Monday, October 11, 2010

Save the Laurissilva Forest before it's too late!

  Planning a trip to Madeira Island?

The travel guides tell you to take a look at the Botanical Gardens, go on a levada hike, take in a couple of rounds of golf, visit Camara de Lobos where Winston Churchill used to paint and, without fail, take the toboggan-ride down the steep hill from Monte. If you survive this last activity, bearing in mind that the toboggan has no brakes and relies totally on the well worn soles of two men dressed in white and wearing boaters, you should feel fairly satisfied at the end of your week or so on Madeira. You and thousands of other tourists.


All pictures on this page by kind permission of Dr. Raimundo Quintal
But picture this scenario instead: there’s no-one about in this verdant landscape. The only sounds are a trickle of running water, the rumble of a waterfall in the distance, and the bisbis chirp of a little bird that’s been accompanying you along this forest dirt track which is partially obscured by ferns as tall as you. Fog swirls through the thick canopy of bright green, fleshy leaves and branches of the hardwoods way above you, some reaching as high as forty meters. Moisture plops down onto the giant heather bushes and the fragrant Lily of the Valley tree beside you, shaking its pretty white flowers which in turn sprinkle moisture down onto yet another endemic species, a purple-flowering orchid. You wonder if you could starve out here, but there is an abundance of edible fruit from the uveira da serra with its blue-black berries. This Madeira bilberry or blueberry is revered by the local people for its medical properties. In fact, the natural medicines in this forest could fill a pharmacy and you’ll find a range of cures from healing wounds to purifying blood (by using oil made from the fleshy bay tree fruits)
Clethra arborea (Lily of the Valley Tree)

Suddenly a large bird breaks from the laurel foliage above. It makes you jump, although it’s more afraid of you. It looks like a pigeon but it’s bigger and has a white tail. You’re right – it is a pigeon, the long toed-pigeon, and this is the only place you’ll find it. Just like that little brown and orange butterfly settling on a yellow foxglove. And just duck for a moment, otherwise you’ll become entangled in the old-man’s beard lichen and moss that hangs from the foggy canopy of the Madeiran mahogany trees and Canarian laurels, indigenous species from the Lauraceae family.

You’ve read about this place in Charles Darwin’s “The Origin of Species”. Apparently, when he studied the various species he received from Madeira he found the flora and fauna here as fascinating as that of the Galapagos.

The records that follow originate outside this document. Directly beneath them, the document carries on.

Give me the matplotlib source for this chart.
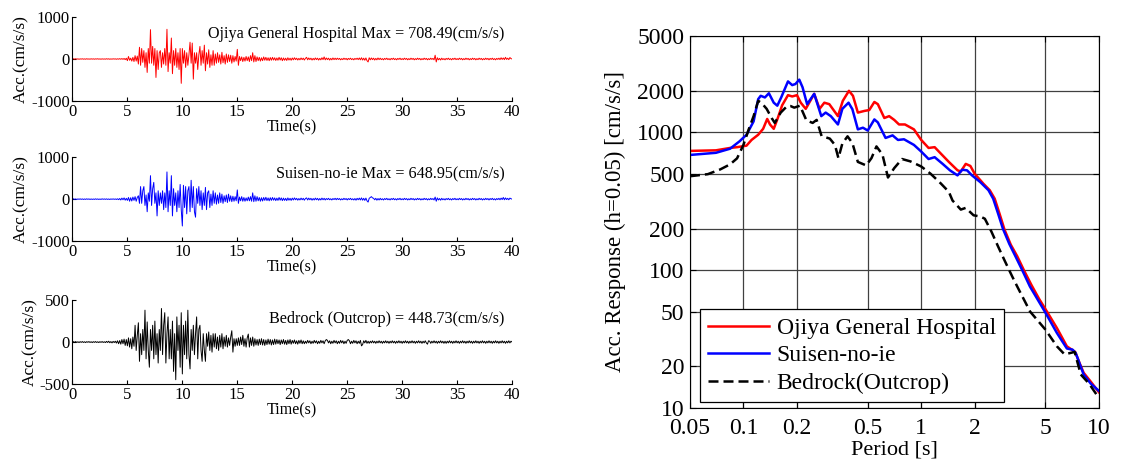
import numpy as np
import matplotlib
matplotlib.use('Agg')
import matplotlib.pyplot as plt

plt.rcParams['font.family'] = ['Liberation Serif', 'DejaVu Serif']
plt.rcParams['axes.unicode_minus'] = False

# ---- time histories (dt = 0.1 s) ----
dt = 0.1

ojiya_acc = [
    0, 5, -4, 6, -3, 4, -6, 3, -2, 5,
    -4, 3, -5, 6, -3, 2, -4, 5, -3, 4,
    -5, 4, -2, 6, -4, 3, -5, 4, -3, 2,
    -4, 6, -3, 5, -6, 3, -4, 5, -2, 4,
    -6, 5, -4, 8, -6, 10, -8, 12, -15, 18,
    -40, 60, -30, 20, -50, 40, -60, 80, -50, 70,
    -120, 280, -150, 250, -80, 200, -200, 150, -320, 250,
    -100, 700, -100, 300, -150, 250, -440, 200, -250, 150,
    200, -200, 150, -120, 250, -150, 708.49, -300, 150, -100,
    500, -350, 200, -150, 250, -200, 150, -250, 250, -580,
    250, -100, 200, -200, 150, -150, 100, 400, -100, 380,
    -480, 150, -100, 150, -250, 100, 300, -150, 200, -100,
    330, -280, 150, -120, 220, -200, 100, -150, 200, -150,
    120, -100, 150, -80, 100, -120, 160, -90, 80, -120,
    120, -80, 100, -60, 90, -100, 80, -70, 60, -50,
    230, -150, 60, -40, 50, -60, 40, -50, 60, -40,
    50, -60, 80, -40, 150, -70, 80, -60, 50, -40,
    40, -50, 30, -40, 50, -30, 40, -35, 30, -40,
    35, -30, 40, -25, 30, -35, 25, -30, 40, -25,
    30, -40, 25, -30, 20, -35, 30, -25, 20, -30,
    25, -20, 30, -15, 20, -25, 15, -20, 25, -15,
    20, -25, 15, 40, -20, 25, -15, 20, -25, 15,
    -20, 25, -15, 20, -25, 15, -20, 30, -15, 50,
    -20, 25, -15, 20, -25, 15, -20, 25, -15, 20,
    -15, 20, -10, 15, -20, 10, -15, 20, -10, 15,
    -20, 15, -10, 20, -15, 10, -20, 15, -10, 20,
    -15, 25, -20, 30, -25, 20, -30, 25, -40, -70,
    30, -20, 25, -15, 20, -25, 15, -20, 25, -15,
    20, -15, 10, -20, 15, -10, 20, -15, 10, -20,
    15, -10, 20, -15, 10, -20, 15, -10, 20, -15,
    10, -15, 20, -10, 15, -20, 10, -15, 20, -10,
    15, -20, 10, -15, 20, -10, 15, -20, 10, -15,
    20, -10, 15, -20, 10, -15, 20, -10, 15, -20,
    90, -70, 30, -20, 15, -25, 20, -15, 10, -20,
    15, -10, 20, -15, 10, -20, 15, -10, 20, -15,
    10, -15, 20, -10, 15, -20, 10, -15, 20, -10,
    15, -20, 10, -15, 20, -10, 15, -20, 10, -15,
    20, -10, 15, -20, 10, -15, 20, -10, 15, -20,
    15, -10, 20, -15, 10, -20, 15, -10, 20, -15,
    30, -10, 25, -15, 40, -10, 20, -15, 35, 10,
    0]

suisen_acc = [
    0, 8, -6, 5, -8, 6, -4, 7, -5, 6,
    -7, 5, -6, 8, -4, 6, -7, 5, -6, 4,
    -6, 8, -5, 6, -7, 4, -6, 8, -4, 6,
    -5, 7, -6, 5, -8, 6, -4, 7, -5, 6,
    -8, 10, -12, 15, -20, 25, -15, 30, -25, 20,
    -30, 40, -50, 35, -45, 50, -30, 60, -50, 40,
    80, -100, 300, -100, 200, 300, -150, 100, -300, 150,
    -50, 560, -150, 250, 400, -100, 150, -400, 200, -150,
    150, -100, 200, -250, 150, -200, 648.95, -300, 200, -150,
    560, -400, 250, -150, 150, -300, 200, -200, 350, -250,
    -640, 330, -200, 300, -350, 200, 300, -300, 450, -200,
    300, -300, -430, 250, -100, 300, -150, 200, -250, 150,
    -150, 280, -250, 150, 200, -200, 120, -150, 200, -100,
    150, -120, 100, -100, 150, -80, 120, -100, 80, -60,
    100, -80, 120, -50, 80, -60, 70, -50, 60, -40,
    220, -100, 50, -40, 60, -50, 40, -50, 30, -40,
    50, -40, 60, -50, 150, -60, 80, -50, 60, -40,
    40, -50, 35, -45, 40, -30, 45, -35, 30, -40,
    35, -30, 40, -25, 30, -35, 25, -30, 40, -25,
    30, -35, 25, -30, 20, -35, 30, -25, 20, -30,
    25, -20, 30, -15, 20, -25, 15, -20, 25, -15,
    20, -25, 15, 30, -20, 25, -15, 20, -25, 15,
    -20, 25, -15, 20, -25, 15, -20, 25, -15, 20,
    -20, 15, -10, 20, -15, 10, -20, 15, -10, 20,
    -15, 20, -10, 15, -20, 10, -15, 20, -10, 15,
    -20, 15, -10, 20, -15, 10, -20, 15, -25, 20,
    -15, 25, -20, 30, -25, 20, -30, 25, -40, -70,
    20, 40, 60, 30, 20, -15, 20, -25, 15, -20,
    20, -15, 10, -20, 15, -10, 20, -15, 10, -20,
    15, -10, 20, -15, 10, -20, 15, -10, 20, -15,
    10, -15, 20, -10, 15, -20, 10, -15, 20, -10,
    15, -20, 10, -15, 20, -10, 15, -20, 10, -15,
    20, -10, 15, -20, 10, -15, 20, -10, 15, -20,
    50, -50, 30, -20, 15, -25, 20, -15, 10, -20,
    15, -10, 20, -15, 10, -20, 15, -10, 20, -15,
    10, -15, 20, -10, 15, -20, 10, -15, 20, -10,
    15, -20, 10, -15, 20, -10, 15, -20, 10, -15,
    20, -10, 15, -20, 10, -15, 20, -10, 15, -20,
    15, -10, 20, -15, 10, -20, 15, -10, 20, -15,
    25, -10, 40, -15, 30, -10, 20, -15, 25, 10,
    0]

bedrock_acc = [
    0, 5, -4, 6, -5, 4, -6, 5, -4, 6,
    -5, 4, -6, 5, -3, 6, -5, 4, -6, 5,
    -4, 6, -5, 4, -6, 5, -4, 6, -5, 4,
    -6, 8, -5, 10, -8, 6, -10, 8, -6, 10,
    -12, 15, -20, 18, -25, 30, -20, 35, -40, 30,
    -45, 50, -60, 40, -80, 60, -50, 200, -100, 80,
    230, -230, 100, -150, 150, -100, 380, -200, 240, -100,
    -300, 150, -100, 200, -200, 250, -150, 100, -250, 150,
    -100, 400, -150, 200, 350, -250, 100, 300, -200, 150,
    -200, 250, -350, 100, -448.73, 300, -100, 200, -300, 350,
    -380, 200, -150, 250, -200, 380, -150, -320, 150, -100,
    200, -150, 100, 300, -200, 150, 200, -100, -230, 100,
    -100, -230, 100, -50, 120, -100, 80, -120, 100, -60,
    100, -80, 60, -100, 80, -60, 100, -80, 60, -50,
    80, -60, 50, -40, 60, 135, -120, 40, -50, 40,
    -40, 50, -40, 60, -30, 80, -50, 40, -60, 50,
    95, -60, 50, -40, 60, -50, 40, -35, 30, -40,
    35, -30, 40, -35, 30, -40, 25, -30, 35, -25,
    30, -35, 25, -30, 35, -25, 30, -20, 25, -30,
    25, -20, 30, -25, 20, -30, 25, -20, 30, -25,
    20, -15, 25, -20, 15, -25, 20, -15, 25, -20,
    15, -20, 10, -15, 20, -10, 15, -20, 10, -15,
    20, -10, 15, -20, 10, -15, 20, -10, 15, -20,
    15, 30, 20, -10, 15, -20, 10, -15, 20, -10,
    15, -20, 10, -15, 20, -10, 15, -20, 10, -15,
    20, 30, 15, -20, 10, -15, 20, -10, 15, -20,
    10, -15, 20, -45, -30, 15, -10, 20, -15, 10,
    -15, 10, -10, 15, -10, 10, -15, 10, -10, 15,
    -10, 10, -15, 10, -10, 15, -10, 10, -15, 10,
    -10, 15, -10, 10, -15, 10, -10, 15, -10, 10,
    -15, 10, -10, 15, -10, 10, -15, 10, -10, 15,
    -10, 10, -15, 10, -10, 15, -10, 10, -15, 10,
    -10, 15, -10, -25, 15, 10, -15, 10, -10, 15,
    -10, 10, -15, 10, -10, 15, -10, 10, -15, 10,
    -15, 10, -10, 15, -10, 10, -15, 10, -10, 15,
    -10, 10, -15, 10, -10, 15, -10, 10, -15, 10,
    -10, 15, -10, 10, -15, 10, -10, 15, -10, 10,
    -15, 10, -10, 15, -10, 10, -15, 10, -10, 15,
    -10, 10, -15, 10, -10, 15, -10, 10, -15, 10,
    -10, 15, -10, 10, -15, 10, -10, 15, -10, 10,
    0]

# ---- acceleration response spectra, h = 0.05 ----
ojiya_T = [0.05, 0.07, 0.084, 0.092, 0.104, 0.111, 0.121, 0.129, 0.136, 0.141,
           0.148, 0.156, 0.165, 0.178, 0.188, 0.200, 0.210, 0.224, 0.250, 0.268,
           0.285, 0.304, 0.340, 0.362, 0.392, 0.413, 0.440, 0.480, 0.510, 0.545,
           0.570, 0.620, 0.660, 0.705, 0.750, 0.810, 0.910, 1.00, 1.10, 1.19,
           1.29, 1.43, 1.60, 1.67, 1.78, 1.89, 2.00, 2.24, 2.43, 2.59,
           2.76, 2.94, 3.19, 3.47, 3.78, 4.17, 4.60, 5.10, 5.80, 6.60,
           7.35, 7.80, 8.20, 9.00, 10.0]
ojiya_Sa = [733, 740, 770, 780, 800, 880, 960, 1060, 1250, 1140,
            1060, 1270, 1570, 1860, 1820, 1860, 1640, 1480, 1900, 1480,
            1640, 1600, 1310, 1690, 2000, 1840, 1390, 1430, 1450, 1660,
            1600, 1270, 1310, 1230, 1140, 1140, 1050, 880, 770, 780,
            700, 610, 530, 520, 590, 570, 500, 423, 380, 330,
            256, 197, 153, 126, 100, 78, 62, 50, 38, 28,
            25.5, 21, 18, 15.5, 13]

suisen_T = [0.05, 0.07, 0.084, 0.095, 0.104, 0.114, 0.121, 0.125, 0.132, 0.139,
            0.148, 0.155, 0.163, 0.178, 0.188, 0.196, 0.206, 0.215, 0.228, 0.25,
            0.274, 0.29, 0.31, 0.34, 0.36, 0.39, 0.41, 0.44, 0.47, 0.50,
            0.545, 0.57, 0.63, 0.69, 0.74, 0.80, 0.91, 1.00, 1.10, 1.19,
            1.32, 1.45, 1.60, 1.70, 1.81, 1.93, 2.15, 2.39, 2.54, 2.71,
            2.88, 3.13, 3.40, 3.70, 4.09, 4.96, 5.80, 6.60, 7.10, 7.40,
            8.20, 9.00, 10.0]
suisen_Sa = [685, 710, 760, 860, 960, 1200, 1740, 1840, 1790, 1920,
             1640, 1560, 1790, 2340, 2200, 2240, 2410, 2120, 1600, 1900,
             1310, 1390, 1310, 1140, 1480, 1640, 1470, 1050, 1080, 1030,
             1240, 1180, 910, 950, 880, 890, 810, 725, 640, 660,
             590, 530, 487, 535, 530, 487, 435, 380, 330, 256,
             200, 155, 125, 100, 76, 50, 35, 27, 26.5, 25,
             17.5, 15, 13.3]

bedrock_T = [0.05, 0.063, 0.074, 0.084, 0.092, 0.100, 0.107, 0.114, 0.121, 0.126,
             0.135, 0.144, 0.150, 0.162, 0.176, 0.184, 0.193, 0.208, 0.226, 0.245,
             0.258, 0.275, 0.306, 0.327, 0.342, 0.360, 0.385, 0.410, 0.440, 0.490,
             0.525, 0.560, 0.605, 0.650, 0.705, 0.780, 0.870, 1.00, 1.13, 1.29,
             1.43, 1.50, 1.67, 1.78, 1.97, 2.15, 2.28, 2.48, 2.71, 2.94,
             3.25, 3.47, 4.10, 5.00, 5.80, 6.40, 7.30, 7.90, 8.80, 10.0]
bedrock_Sa = [480, 497, 538, 585, 647, 812, 1050, 1310, 1690, 1640,
              1480, 1270, 1170, 1390, 1550, 1550, 1510, 1560, 1220, 1170,
              1230, 940, 900, 810, 650, 830, 935, 835, 610, 575,
              650, 790, 690, 470, 550, 640, 615, 565, 500, 425,
              370, 320, 275, 283, 250, 245, 236, 191, 148, 118,
              90, 76, 50, 37, 28, 24.5, 25.5, 17.5, 15, 11.8]

period_ticks = [0.05, 0.1, 0.2, 0.5, 1, 2, 5, 10]
period_labels = ['0.05', '0.1', '0.2', '0.5', '1', '2', '5', '10']
sa_ticks = [10, 20, 50, 100, 200, 500, 1000, 2000, 5000]

fig = plt.figure(figsize=(11.23, 4.61), dpi=100)

# left: three time histories
traces = [
    (ojiya_acc, 'r', 1000, 'Ojiya General Hospital Max = 708.49(cm/s/s)', 600, 0.781),
    (suisen_acc, 'b', 1000, 'Suisen-no-ie Max = 648.95(cm/s/s)', 600, 0.477),
    (bedrock_acc, 'k', 500, 'Bedrock (Outcrop) = 448.73(cm/s/s)', 275, 0.167),
]
for acc, col, lim, label, ytxt, bot in traces:
    ax = fig.add_axes([0.0645, bot, 0.3915, 0.182])
    t = np.arange(len(acc)) * dt
    ax.plot(t, acc, color=col, lw=0.7)
    ax.set_xlim(0, 40)
    ax.set_ylim(-lim, lim)
    ax.set_xticks(np.arange(0, 41, 5))
    ax.set_yticks([-lim, 0, lim])
    ax.spines['top'].set_visible(False)
    ax.spines['right'].set_visible(False)
    ax.tick_params(direction='in', length=3, labelsize=12, pad=2)
    ax.set_xlabel('Time(s)', fontsize=11.5, labelpad=0)
    ax.set_ylabel('Acc.(cm/s/s)', fontsize=12.5, labelpad=1)
    ax.text(39.3, ytxt, label, ha='right', va='center', fontsize=11.6)

# right: response spectra
ax = fig.add_axes([0.6144, 0.115, 0.3642, 0.807])
ax.plot(ojiya_T, ojiya_Sa, color='r', lw=1.8, label='Ojiya General Hospital')
ax.plot(suisen_T, suisen_Sa, color='b', lw=1.8, label='Suisen-no-ie')
ax.plot(bedrock_T, bedrock_Sa, color='k', lw=1.8, ls=(0, (4, 2)),
        label='Bedrock(Outcrop)')
ax.set_xscale('log')
ax.set_yscale('log')
ax.set_xlim(0.05, 10)
ax.set_ylim(10, 5000)
ax.set_xticks(period_ticks)
ax.set_xticklabels(period_labels)
ax.set_yticks(sa_ticks)
ax.set_yticklabels([str(v) for v in sa_ticks])
ax.minorticks_off()
ax.grid(True, color='0.25', lw=0.9)
ax.tick_params(direction='in', length=4, labelsize=17, top=True, right=True)
ax.tick_params(axis='x', pad=7)
ax.tick_params(axis='y', pad=4)
ax.set_xlabel('Period [s]', fontsize=16, labelpad=1)
ax.set_ylabel('Acc. Response (h=0.05) [cm/s/s]', fontsize=16.5, labelpad=8)
leg = ax.legend(loc='lower left', bbox_to_anchor=(0.024, 0.016), borderaxespad=0,
                fontsize=17, handlelength=2.6, handletextpad=0.3,
                labelspacing=0.25, borderpad=0.35, fancybox=False,
                framealpha=1, edgecolor='k')
leg.get_frame().set_linewidth(0.9)

fig.savefig('out.png', dpi=100)
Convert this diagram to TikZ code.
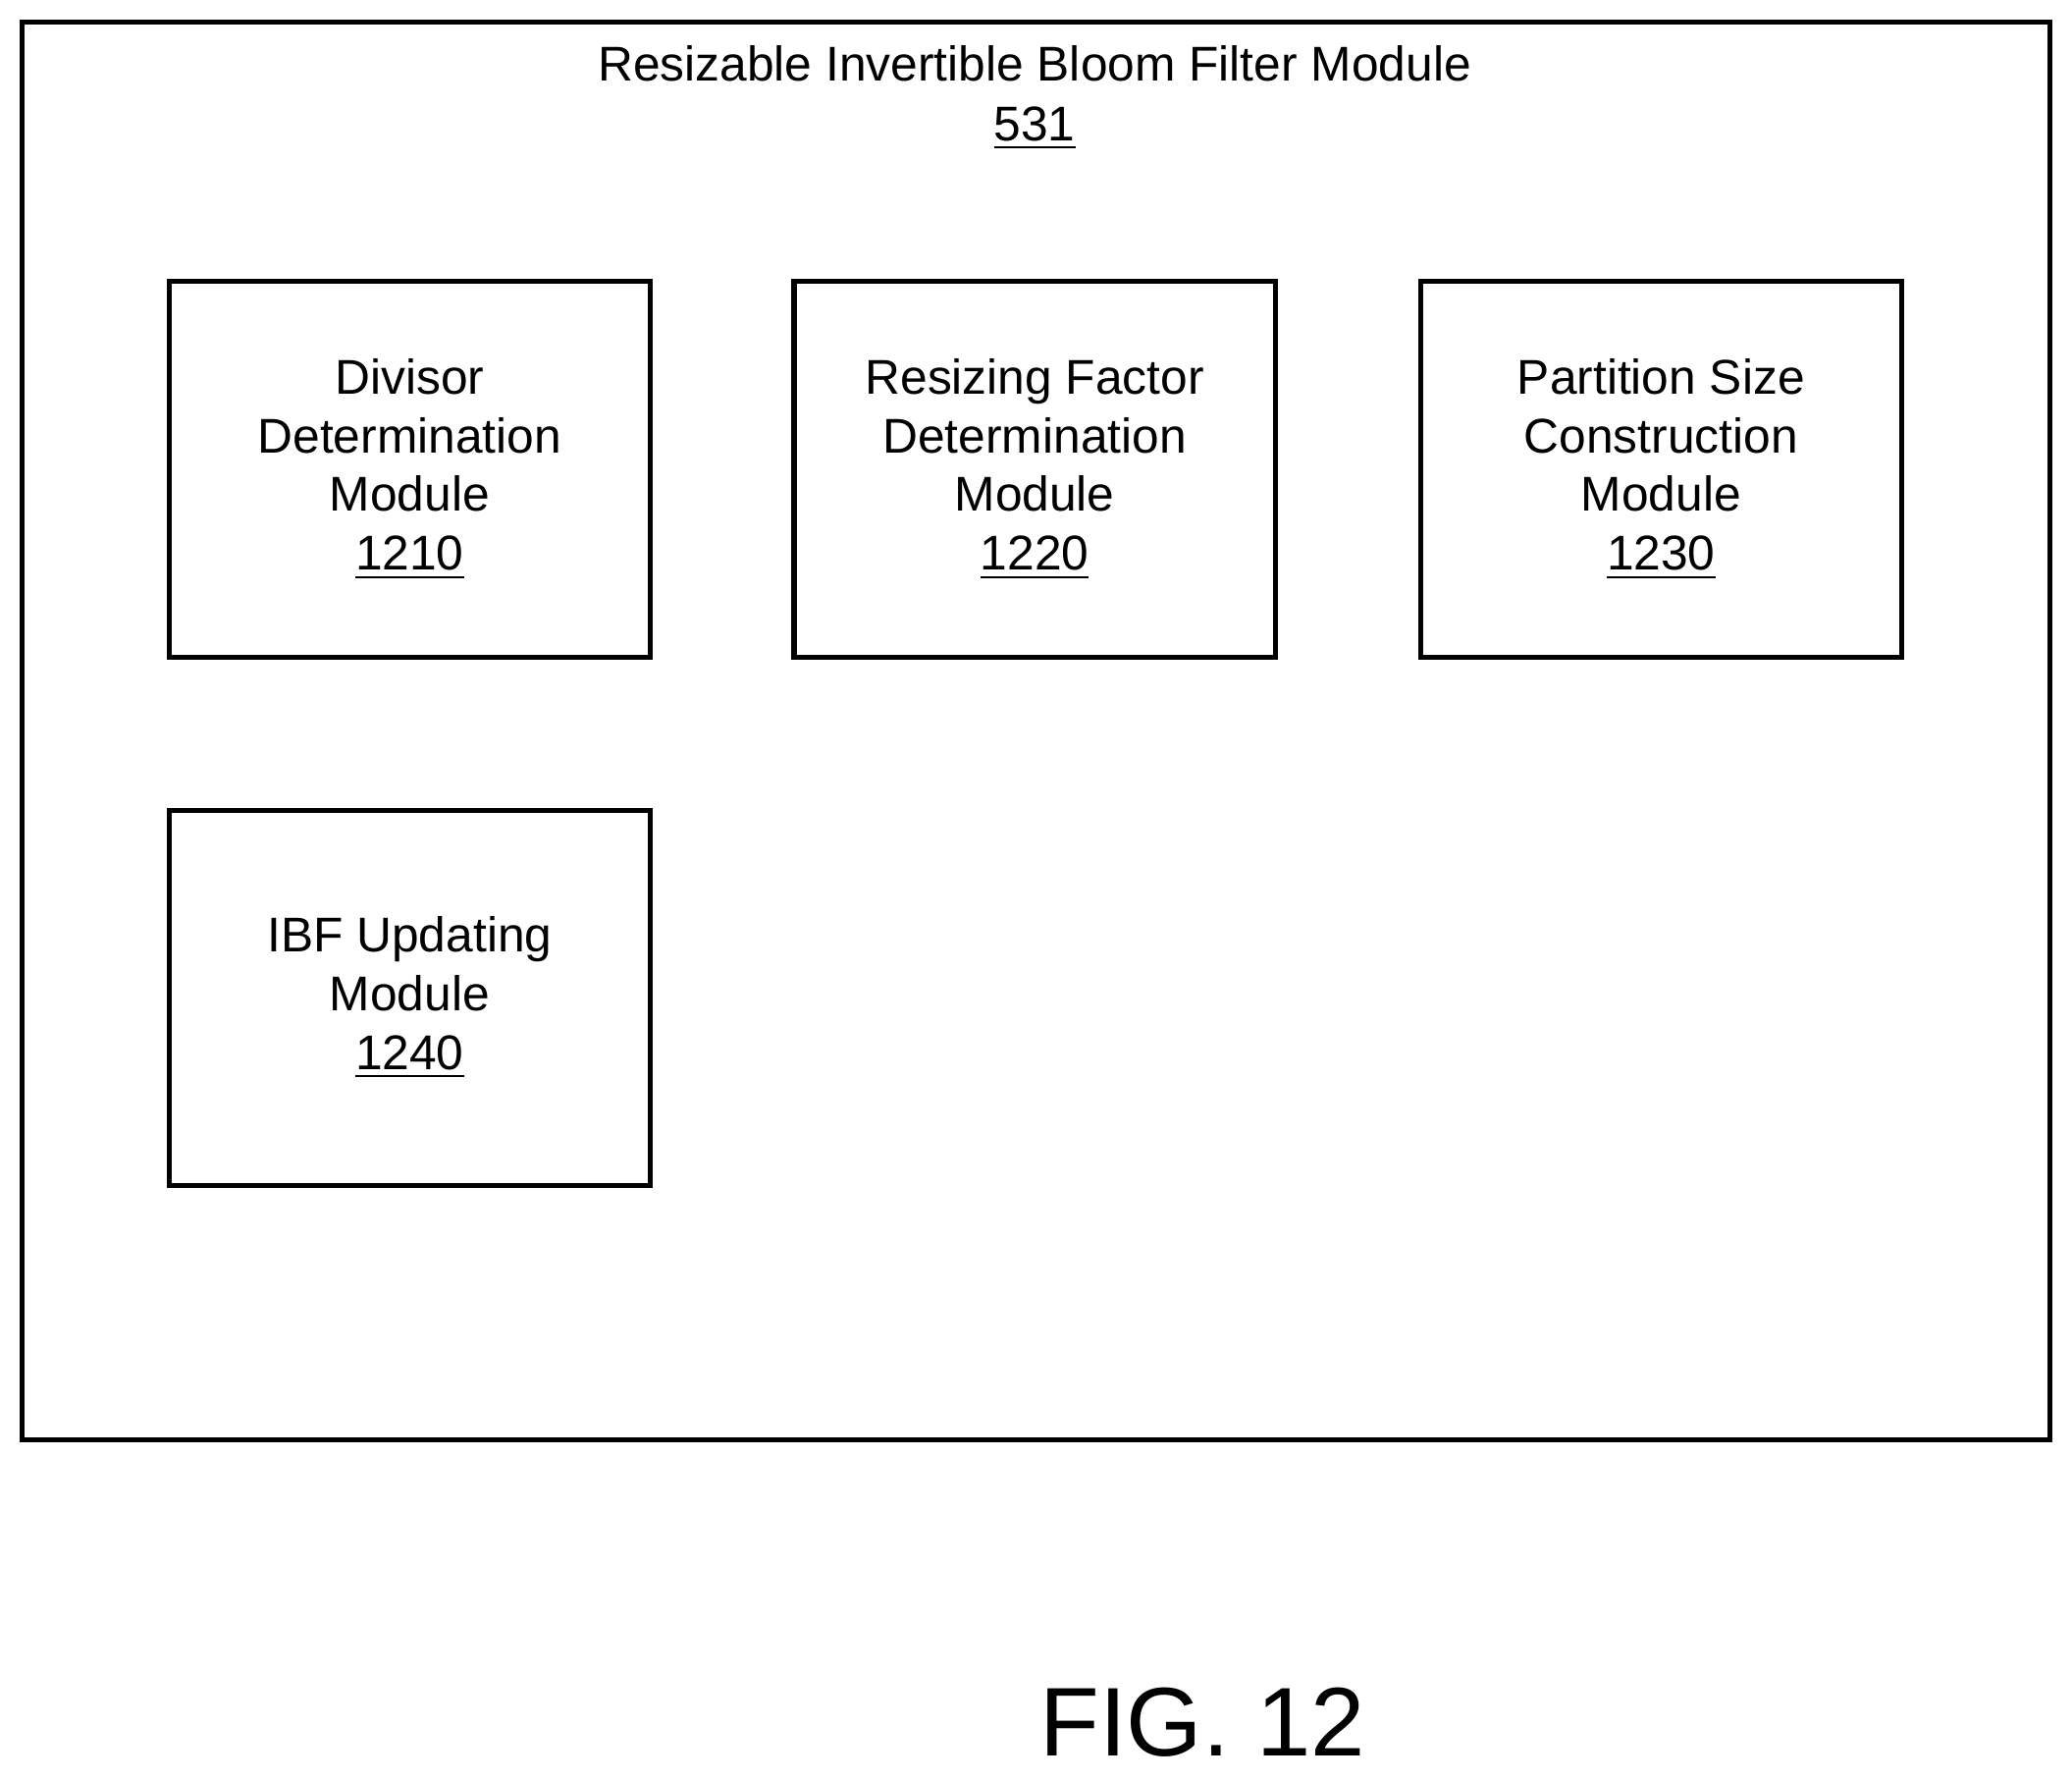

Echium candicans (Pride of Madeira)
So where are you? You’re in the ancient Laurissilva Forest, declared in 1999 a UNESCO World Heritage Site. Once, Laurissilva forests covered much of southern Europe but glacial activity lowered temperatures and wiped the forests out. Now, remnants only survive on the Canary Islands, the Azores and Madeira Island. There are important areas in Tenerife, Gomera and La Palma but on Madeira the forest covers 21% of the island, 16,000 hectares and it’s a veritable paradise for its abundance of species.

Yet, despite its beauty, the forest has its enemies and Man tops the list. Over the centuries we have constantly cut into the forest, taking the valuable hardwoods for export, for firewood, for building or for making furniture (excellent furniture, in fact). Non-indigenous species have been introduced, such as mimosas and eucalyptus, which are infiltrating and stifling the flora, and consequently, the fauna. The forest in the Azores, for example, was almost dissipated thanks to the Pittosporum undulatum (sweet pittosporum) and cryptomerias which grew like weeds and overpowered it. And as for the forest fires in Madeira, well…

So how does this unique forest repay us for our treatment of it? By capturing the much-needed moisture, absorbing it and channeling it to the streams and rivers, thus preventing flooding and providing the population with a much-needed water supply.

But do the Madeirenses (as the people of Madeira are called) appreciate just what a jewel they have on their island? They certainly do. After all, they say, Man is part of nature too and therefore we should be able to relate with the natural world.

Laurissilva Forest
Dr. Raimundo Quintal, Chairman of the Friends of the Ecological Park of Funchal Association (Associação dos Amigos do Parque Ecológico do Funchal) is just one of the people who firmly believes in this. He assured me that with properly trained forest guides, anyone can follow the specially formed trails and enjoy what is rightfully theirs without damaging it. It’s just a question of attitude, that’s all.

If you’re interested (as I am) in this natural phenomenon, take a look at the Park’s blog: . I know it’s in Portuguese but you’ll get an idea of how they’re trying to preserve Madeira’s nature just from the fantastic pictures.

My thanks to Dr. Quintal for his time and for allowing me to use his photographs on this page and for letting me to use this video: Documentary about the Flora on Madeira and the Azores

If this hasn’t convinced you to visit the Laurissilva in the hills, then by all means take the toboggan-ride. I just hope you won’t be inspecting too closely the remarkable scarlet flowers cascading over the wall at the third blind, slippery bend.